Editorial. La Tunisie vient d’entrer dans une phase délicate de sa trajectoire démocratique post-2011. Si les turbulences n’ont pas épargné ces dix dernières années ce pionnier des « printemps arabes », l’instauration le 25 juillet par le président Kaïs Saïed d’un régime d’exception – censé être provisoire – représente un défi inédit. Le chef de l’Etat s’est de facto arrogé les pleins pouvoirs dans le but déclaré de redresser une crise multiforme (paralysie politique, recul socio-économique, détresse sanitaire) et de stabiliser un pays guetté par la déliquescence.

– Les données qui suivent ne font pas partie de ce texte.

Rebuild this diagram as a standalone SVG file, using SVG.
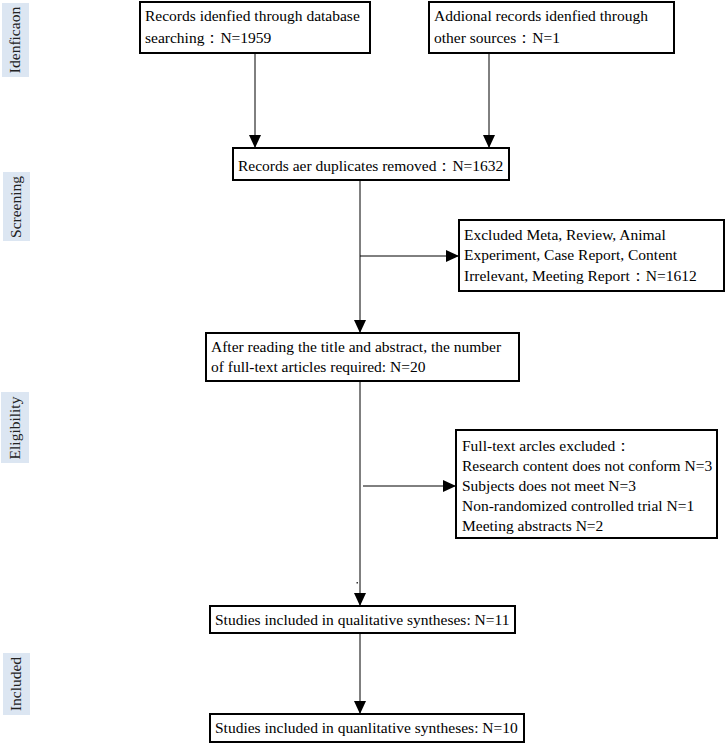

En Tunisie comme ailleurs, l’emballement de l’épidémie de Covid-19 – le taux de mortalité y est le plus élevé d’Afrique – a exacerbé un malaise préexistant qui ne demandait qu’à exploser. L’épisode intéresse au plus haut point la communauté internationale, car le chantier démocratique tunisien avait jusqu’ici valeur d’exemple pour l’ensemble du monde arabo-musulman. Il était le dernier îlot de résistance, après la cascade de désenchantements autour des « printemps arabes », torpillés par des guerres civiles ou des restaurations autoritaires.
Risques d’arbitraire et de dérives
Il est trop tôt pour ajouter la Tunisie à la liste de ces échecs. A ce stade, deux évidences s’imposent. La première est que le coup de force du président Saïed, qui a révoqué le premier ministre, suspendu le Parlement et mis la main sur le ministère public, a été salué par des scènes de liesse à Tunis. La popularité du geste d’autorité de M. Saïed, réputé pour son intégrité, est incontestable. La population tunisienne était à bout de patience devant le spectacle des jeux d’appareils d’une classe politique incompétente et souvent corrompue alors que l’économie stagnait sur fond de désolation sanitaire. Ennahda, formation issue de la matrice islamiste qui a joué un rôle central dans toutes les coalitions parlementaires post-2011, a cristallisé l’essentiel de ce ressentiment.
La seconde évidence est que la méthode utilisée par M. Saïed, qui se réclame de l’esprit de la révolution tout en étant hostile à la démocratie représentative, a de quoi soulever des inquiétudes. Le chef de l’Etat est allé bien au-delà des dispositions prévues par l’article 80 de la Constitution relatif au régime d’exception, ce qui a conduit le professeur de droit constitutionnel Yadh Ben Achour à qualifier sa décision de « coup d’Etat ». La controverse autour de l’usage de cette formule fait rage en Tunisie. Les partisans de M. Saïed, galvanisés sur les réseaux sociaux, la récusent avec force.
La popularité de l’acte présidentiel ne doit pas interdire de s’interroger sur les dangers qu’il recèle. En 1987, le « coup d’Etat médical » de Ben Ali contre un Bourguiba vieillissant avait aussi suscité la liesse à Tunis. On connaît la suite. Kaïs Saïed saura-t-il surmonter la tentation de l’omnipotence ? Reviendra-t-il sans tarder au « fonctionnement régulier des pouvoirs publics », ainsi que le prévoit le fameux article 80 de la Constitution ?
Au regard de la désespérance ambiante, il mérite assurément le bénéfice du doute. Le rétablissement de la Tunisie est crucial pour les Tunisiens eux-mêmes, comme pour la stabilité de la région méditerranéenne. La vigilance doit néanmoins rester de mise, face aux risques d’arbitraire et de dérives. L’œuvre de redressement en cours serait la première à pâtir d’une aventure personnelle, fût-elle drapée dans la référence totémique au « peuple ».